** BEGIN Information provided **
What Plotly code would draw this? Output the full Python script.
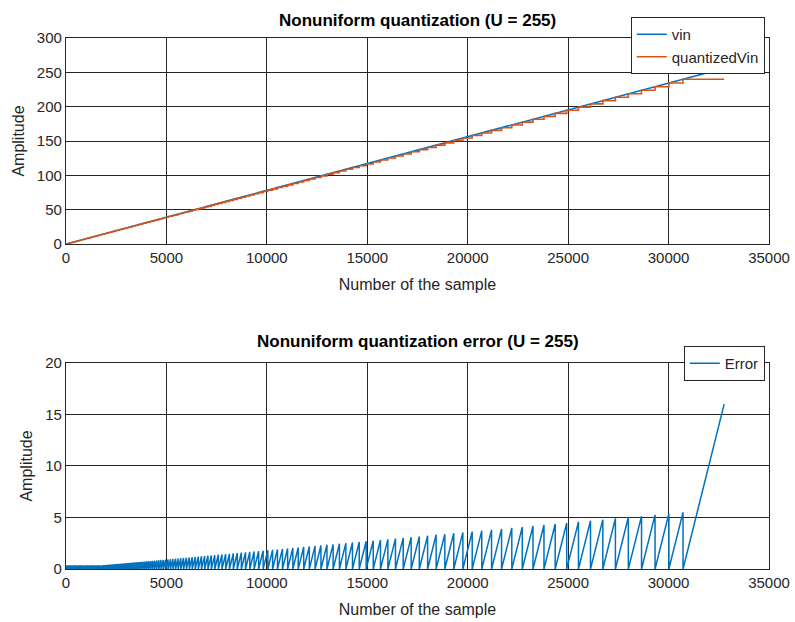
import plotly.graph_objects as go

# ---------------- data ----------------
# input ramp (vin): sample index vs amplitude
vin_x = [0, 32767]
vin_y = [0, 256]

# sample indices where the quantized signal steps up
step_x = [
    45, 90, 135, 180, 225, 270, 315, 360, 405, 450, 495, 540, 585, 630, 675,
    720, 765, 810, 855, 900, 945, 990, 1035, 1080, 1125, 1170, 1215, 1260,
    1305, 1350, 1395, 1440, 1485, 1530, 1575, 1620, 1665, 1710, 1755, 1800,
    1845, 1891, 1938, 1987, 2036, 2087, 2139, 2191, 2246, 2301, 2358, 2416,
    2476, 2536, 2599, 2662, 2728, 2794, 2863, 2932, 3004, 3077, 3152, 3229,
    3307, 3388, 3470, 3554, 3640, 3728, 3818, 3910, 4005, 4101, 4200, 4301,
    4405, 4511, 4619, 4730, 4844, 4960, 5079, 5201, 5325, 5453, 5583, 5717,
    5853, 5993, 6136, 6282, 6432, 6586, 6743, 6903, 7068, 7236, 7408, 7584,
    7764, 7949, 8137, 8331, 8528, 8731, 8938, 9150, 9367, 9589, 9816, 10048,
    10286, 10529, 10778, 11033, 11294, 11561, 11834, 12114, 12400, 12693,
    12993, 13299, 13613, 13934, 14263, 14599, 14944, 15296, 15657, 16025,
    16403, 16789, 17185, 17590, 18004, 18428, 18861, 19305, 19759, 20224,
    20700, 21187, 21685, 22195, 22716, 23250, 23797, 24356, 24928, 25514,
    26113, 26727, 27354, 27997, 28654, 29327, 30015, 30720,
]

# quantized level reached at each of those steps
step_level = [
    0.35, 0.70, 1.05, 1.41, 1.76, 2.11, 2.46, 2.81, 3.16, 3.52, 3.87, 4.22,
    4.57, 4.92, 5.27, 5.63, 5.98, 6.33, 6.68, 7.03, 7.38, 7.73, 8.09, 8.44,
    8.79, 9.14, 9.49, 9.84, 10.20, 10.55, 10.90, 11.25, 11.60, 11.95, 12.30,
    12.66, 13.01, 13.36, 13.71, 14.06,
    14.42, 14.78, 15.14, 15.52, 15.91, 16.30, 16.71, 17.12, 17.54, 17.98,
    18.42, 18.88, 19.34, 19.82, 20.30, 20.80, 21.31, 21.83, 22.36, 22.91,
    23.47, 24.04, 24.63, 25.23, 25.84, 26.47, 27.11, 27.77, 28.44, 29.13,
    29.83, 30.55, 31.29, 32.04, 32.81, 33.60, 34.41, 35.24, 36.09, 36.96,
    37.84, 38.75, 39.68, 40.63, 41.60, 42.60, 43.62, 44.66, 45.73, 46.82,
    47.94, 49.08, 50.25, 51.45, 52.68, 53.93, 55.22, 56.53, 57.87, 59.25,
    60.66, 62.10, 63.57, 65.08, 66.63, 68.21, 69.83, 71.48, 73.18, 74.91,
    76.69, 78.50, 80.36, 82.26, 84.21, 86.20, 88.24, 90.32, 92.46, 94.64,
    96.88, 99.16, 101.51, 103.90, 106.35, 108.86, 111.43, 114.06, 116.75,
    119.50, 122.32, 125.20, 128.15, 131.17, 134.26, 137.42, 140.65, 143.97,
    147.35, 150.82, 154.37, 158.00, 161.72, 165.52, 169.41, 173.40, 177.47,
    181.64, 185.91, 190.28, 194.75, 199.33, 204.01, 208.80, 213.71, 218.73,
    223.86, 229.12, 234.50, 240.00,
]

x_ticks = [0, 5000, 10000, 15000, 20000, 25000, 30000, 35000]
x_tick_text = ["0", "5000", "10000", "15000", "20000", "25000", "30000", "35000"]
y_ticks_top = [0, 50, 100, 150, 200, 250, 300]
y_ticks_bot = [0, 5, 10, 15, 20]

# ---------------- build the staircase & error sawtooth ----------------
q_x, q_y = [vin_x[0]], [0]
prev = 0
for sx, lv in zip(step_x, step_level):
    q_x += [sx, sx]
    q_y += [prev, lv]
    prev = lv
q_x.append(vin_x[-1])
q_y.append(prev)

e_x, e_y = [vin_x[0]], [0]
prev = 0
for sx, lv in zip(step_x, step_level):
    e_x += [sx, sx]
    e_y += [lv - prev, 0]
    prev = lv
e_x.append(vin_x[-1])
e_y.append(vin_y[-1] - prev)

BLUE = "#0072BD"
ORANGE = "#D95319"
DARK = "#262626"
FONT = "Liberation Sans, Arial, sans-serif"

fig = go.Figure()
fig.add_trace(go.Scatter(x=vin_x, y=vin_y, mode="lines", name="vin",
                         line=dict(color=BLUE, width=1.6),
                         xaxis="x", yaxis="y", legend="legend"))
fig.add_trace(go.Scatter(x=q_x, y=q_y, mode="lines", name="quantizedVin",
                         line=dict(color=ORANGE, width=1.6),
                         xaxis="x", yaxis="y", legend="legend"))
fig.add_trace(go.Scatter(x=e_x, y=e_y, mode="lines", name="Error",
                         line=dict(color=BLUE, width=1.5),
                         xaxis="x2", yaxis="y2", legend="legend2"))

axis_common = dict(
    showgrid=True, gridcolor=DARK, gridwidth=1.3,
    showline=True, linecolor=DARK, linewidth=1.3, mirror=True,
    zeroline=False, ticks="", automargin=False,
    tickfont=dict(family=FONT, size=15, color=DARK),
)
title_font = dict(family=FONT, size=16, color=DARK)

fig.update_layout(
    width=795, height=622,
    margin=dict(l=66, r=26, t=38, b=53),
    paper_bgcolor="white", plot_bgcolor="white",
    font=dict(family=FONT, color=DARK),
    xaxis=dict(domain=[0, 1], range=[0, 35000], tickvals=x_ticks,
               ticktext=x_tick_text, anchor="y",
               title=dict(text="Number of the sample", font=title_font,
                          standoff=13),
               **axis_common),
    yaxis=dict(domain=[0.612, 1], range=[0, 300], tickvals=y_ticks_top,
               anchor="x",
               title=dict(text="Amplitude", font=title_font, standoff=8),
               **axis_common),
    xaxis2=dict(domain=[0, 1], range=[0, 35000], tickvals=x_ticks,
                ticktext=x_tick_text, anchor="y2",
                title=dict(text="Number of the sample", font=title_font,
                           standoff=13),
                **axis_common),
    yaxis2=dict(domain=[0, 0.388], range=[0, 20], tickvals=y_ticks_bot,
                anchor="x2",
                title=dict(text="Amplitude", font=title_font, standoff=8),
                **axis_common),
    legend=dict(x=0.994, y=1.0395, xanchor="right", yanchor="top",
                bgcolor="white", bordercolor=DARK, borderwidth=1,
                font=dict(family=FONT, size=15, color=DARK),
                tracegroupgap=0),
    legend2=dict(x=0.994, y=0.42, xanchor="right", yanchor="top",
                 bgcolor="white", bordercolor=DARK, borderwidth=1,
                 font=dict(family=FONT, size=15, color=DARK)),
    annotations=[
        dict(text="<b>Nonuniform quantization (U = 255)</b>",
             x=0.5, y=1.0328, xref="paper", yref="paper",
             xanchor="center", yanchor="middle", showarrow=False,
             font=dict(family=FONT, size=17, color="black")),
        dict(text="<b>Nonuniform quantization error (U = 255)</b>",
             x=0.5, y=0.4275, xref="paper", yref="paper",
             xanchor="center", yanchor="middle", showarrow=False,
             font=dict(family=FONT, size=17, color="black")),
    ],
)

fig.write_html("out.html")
** END Information provided **
### What this task involves
Return each line exactly as written. Any picture gets left out.

### Right answer
What Plotly code would draw this? Output the full Python script.
import plotly.graph_objects as go

# ---------------- data ----------------
# input ramp (vin): sample index vs amplitude
vin_x = [0, 32767]
vin_y = [0, 256]

# sample indices where the quantized signal steps up
step_x = [
    45, 90, 135, 180, 225, 270, 315, 360, 405, 450, 495, 540, 585, 630, 675,
    720, 765, 810, 855, 900, 945, 990, 1035, 1080, 1125, 1170, 1215, 1260,
    1305, 1350, 1395, 1440, 1485, 1530, 1575, 1620, 1665, 1710, 1755, 1800,
    1845, 1891, 1938, 1987, 2036, 2087, 2139, 2191, 2246, 2301, 2358, 2416,
    2476, 2536, 2599, 2662, 2728, 2794, 2863, 2932, 3004, 3077, 3152, 3229,
    3307, 3388, 3470, 3554, 3640, 3728, 3818, 3910, 4005, 4101, 4200, 4301,
    4405, 4511, 4619, 4730, 4844, 4960, 5079, 5201, 5325, 5453, 5583, 5717,
    5853, 5993, 6136, 6282, 6432, 6586, 6743, 6903, 7068, 7236, 7408, 7584,
    7764, 7949, 8137, 8331, 8528, 8731, 8938, 9150, 9367, 9589, 9816, 10048,
    10286, 10529, 10778, 11033, 11294, 11561, 11834, 12114, 12400, 12693,
    12993, 13299, 13613, 13934, 14263, 14599, 14944, 15296, 15657, 16025,
    16403, 16789, 17185, 17590, 18004, 18428, 18861, 19305, 19759, 20224,
    20700, 21187, 21685, 22195, 22716, 23250, 23797, 24356, 24928, 25514,
    26113, 26727, 27354, 27997, 28654, 29327, 30015, 30720,
]

# quantized level reached at each of those steps
step_level = [
    0.35, 0.70, 1.05, 1.41, 1.76, 2.11, 2.46, 2.81, 3.16, 3.52, 3.87, 4.22,
    4.57, 4.92, 5.27, 5.63, 5.98, 6.33, 6.68, 7.03, 7.38, 7.73, 8.09, 8.44,
    8.79, 9.14, 9.49, 9.84, 10.20, 10.55, 10.90, 11.25, 11.60, 11.95, 12.30,
    12.66, 13.01, 13.36, 13.71, 14.06,
    14.42, 14.78, 15.14, 15.52, 15.91, 16.30, 16.71, 17.12, 17.54, 17.98,
    18.42, 18.88, 19.34, 19.82, 20.30, 20.80, 21.31, 21.83, 22.36, 22.91,
    23.47, 24.04, 24.63, 25.23, 25.84, 26.47, 27.11, 27.77, 28.44, 29.13,
    29.83, 30.55, 31.29, 32.04, 32.81, 33.60, 34.41, 35.24, 36.09, 36.96,
    37.84, 38.75, 39.68, 40.63, 41.60, 42.60, 43.62, 44.66, 45.73, 46.82,
    47.94, 49.08, 50.25, 51.45, 52.68, 53.93, 55.22, 56.53, 57.87, 59.25,
    60.66, 62.10, 63.57, 65.08, 66.63, 68.21, 69.83, 71.48, 73.18, 74.91,
    76.69, 78.50, 80.36, 82.26, 84.21, 86.20, 88.24, 90.32, 92.46, 94.64,
    96.88, 99.16, 101.51, 103.90, 106.35, 108.86, 111.43, 114.06, 116.75,
    119.50, 122.32, 125.20, 128.15, 131.17, 134.26, 137.42, 140.65, 143.97,
    147.35, 150.82, 154.37, 158.00, 161.72, 165.52, 169.41, 173.40, 177.47,
    181.64, 185.91, 190.28, 194.75, 199.33, 204.01, 208.80, 213.71, 218.73,
    223.86, 229.12, 234.50, 240.00,
]

x_ticks = [0, 5000, 10000, 15000, 20000, 25000, 30000, 35000]
x_tick_text = ["0", "5000", "10000", "15000", "20000", "25000", "30000", "35000"]
y_ticks_top = [0, 50, 100, 150, 200, 250, 300]
y_ticks_bot = [0, 5, 10, 15, 20]

# ---------------- build the staircase & error sawtooth ----------------
q_x, q_y = [vin_x[0]], [0]
prev = 0
for sx, lv in zip(step_x, step_level):
    q_x += [sx, sx]
    q_y += [prev, lv]
    prev = lv
q_x.append(vin_x[-1])
q_y.append(prev)

e_x, e_y = [vin_x[0]], [0]
prev = 0
for sx, lv in zip(step_x, step_level):
    e_x += [sx, sx]
    e_y += [lv - prev, 0]
    prev = lv
e_x.append(vin_x[-1])
e_y.append(vin_y[-1] - prev)

BLUE = "#0072BD"
ORANGE = "#D95319"
DARK = "#262626"
FONT = "Liberation Sans, Arial, sans-serif"

fig = go.Figure()
fig.add_trace(go.Scatter(x=vin_x, y=vin_y, mode="lines", name="vin",
                         line=dict(color=BLUE, width=1.6),
                         xaxis="x", yaxis="y", legend="legend"))
fig.add_trace(go.Scatter(x=q_x, y=q_y, mode="lines", name="quantizedVin",
                         line=dict(color=ORANGE, width=1.6),
                         xaxis="x", yaxis="y", legend="legend"))
fig.add_trace(go.Scatter(x=e_x, y=e_y, mode="lines", name="Error",
                         line=dict(color=BLUE, width=1.5),
                         xaxis="x2", yaxis="y2", legend="legend2"))

axis_common = dict(
    showgrid=True, gridcolor=DARK, gridwidth=1.3,
    showline=True, linecolor=DARK, linewidth=1.3, mirror=True,
    zeroline=False, ticks="", automargin=False,
    tickfont=dict(family=FONT, size=15, color=DARK),
)
title_font = dict(family=FONT, size=16, color=DARK)

fig.update_layout(
    width=795, height=622,
    margin=dict(l=66, r=26, t=38, b=53),
    paper_bgcolor="white", plot_bgcolor="white",
    font=dict(family=FONT, color=DARK),
    xaxis=dict(domain=[0, 1], range=[0, 35000], tickvals=x_ticks,
               ticktext=x_tick_text, anchor="y",
               title=dict(text="Number of the sample", font=title_font,
                          standoff=13),
               **axis_common),
    yaxis=dict(domain=[0.612, 1], range=[0, 300], tickvals=y_ticks_top,
               anchor="x",
               title=dict(text="Amplitude", font=title_font, standoff=8),
               **axis_common),
    xaxis2=dict(domain=[0, 1], range=[0, 35000], tickvals=x_ticks,
                ticktext=x_tick_text, anchor="y2",
                title=dict(text="Number of the sample", font=title_font,
                           standoff=13),
                **axis_common),
    yaxis2=dict(domain=[0, 0.388], range=[0, 20], tickvals=y_ticks_bot,
                anchor="x2",
                title=dict(text="Amplitude", font=title_font, standoff=8),
                **axis_common),
    legend=dict(x=0.994, y=1.0395, xanchor="right", yanchor="top",
                bgcolor="white", bordercolor=DARK, borderwidth=1,
                font=dict(family=FONT, size=15, color=DARK),
                tracegroupgap=0),
    legend2=dict(x=0.994, y=0.42, xanchor="right", yanchor="top",
                 bgcolor="white", bordercolor=DARK, borderwidth=1,
                 font=dict(family=FONT, size=15, color=DARK)),
    annotations=[
        dict(text="<b>Nonuniform quantization (U = 255)</b>",
             x=0.5, y=1.0328, xref="paper", yref="paper",
             xanchor="center", yanchor="middle", showarrow=False,
             font=dict(family=FONT, size=17, color="black")),
        dict(text="<b>Nonuniform quantization error (U = 255)</b>",
             x=0.5, y=0.4275, xref="paper", yref="paper",
             xanchor="center", yanchor="middle", showarrow=False,
             font=dict(family=FONT, size=17, color="black")),
    ],
)

fig.write_html("out.html")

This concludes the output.